The Apostle explained that since they had been raised with Christ that they were to set their hearts on things above, where every day, all day, Christ was and is seated at the right hand of God.
“Set your minds on things above, not on earthly things.
Their lives were both hidden and secure with Christ in God. Now that is pretty secure, if anyone asks me!
So back here on earth, while waiting for their appearing with Christ in glory, they were to take some meaningful spiritual action. They were to be vigilant, decisive, and methodical in making sure that they lived Kingdom principles.
1. Put to death whatever belonged to the earthly nature.
2. Put on new clothes.
They were to clothe themselves with: compassion, kindness, humility, gentleness and patience.
“Bear with each other and forgive one another if any of you has a grievance against someone.
3. Allow the peace of Christ to rule in their hearts.
4. Let the message of Christ dwell richly among them. This would be manifested by good teachings and joyful songs.
The homes of Christians were to exemplify the work of Christ and the grace of God in their lives. The Greco-Roman Household Codes were a guideline in that society. Paul urged the Christians to live a much higher standard and gave specific instructions to help believers see how this could be worked out in their daily lives in practical and loving ways.

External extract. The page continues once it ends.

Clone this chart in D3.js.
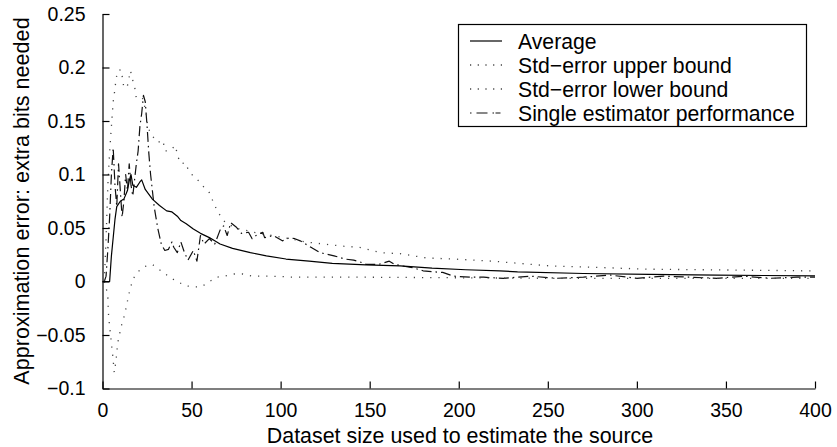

This was the same kind of Gospel that the Roman believers had heard. In the introduction to the Epistle to the Romans Paul outlined the kind of Gospel that they, too, had heard.
*Yahweh had promised beforehand through the prophets.
by his resurrection from the dead.
*Gentiles could be called to the obedience that comes from faith.
*People were loved by God, belonged to Jesus Christ, and were called to be saints.
*Paul was eager to preach to them about it.
*A righteousness from God had been revealed.
*A righteousness that was by faith, from first to last.
*Righteous followers would live this Gospel by faith.
*Paul was not ashamed of this kind of Gospel!
Hopefully, after all is said and done, those of us today can say that the kind of Gospel that we have heard is the authentic one, like the one that the Colossians had heard.
The kind of Gospel that they had heard was the one that gave people life with energy because it had been birthed from Heaven. The Heavenly Father, the Lord Jesus Christ, and the Precious Holy Spirit were involved in getting this Gospel from the heights of heaven down to earth where it would have the most benefit.
Paul wrote with joy and conviction as he penned the words to this early Christian community. He was excited for them to be fully grounded in all that came with their heavenly gift. He did not want them to waste any time in truly living and experiencing this gift of salvation to the fullest.
This is the kind of Gospel that I have heard and have believed.
What kind of a Gospel have you heard??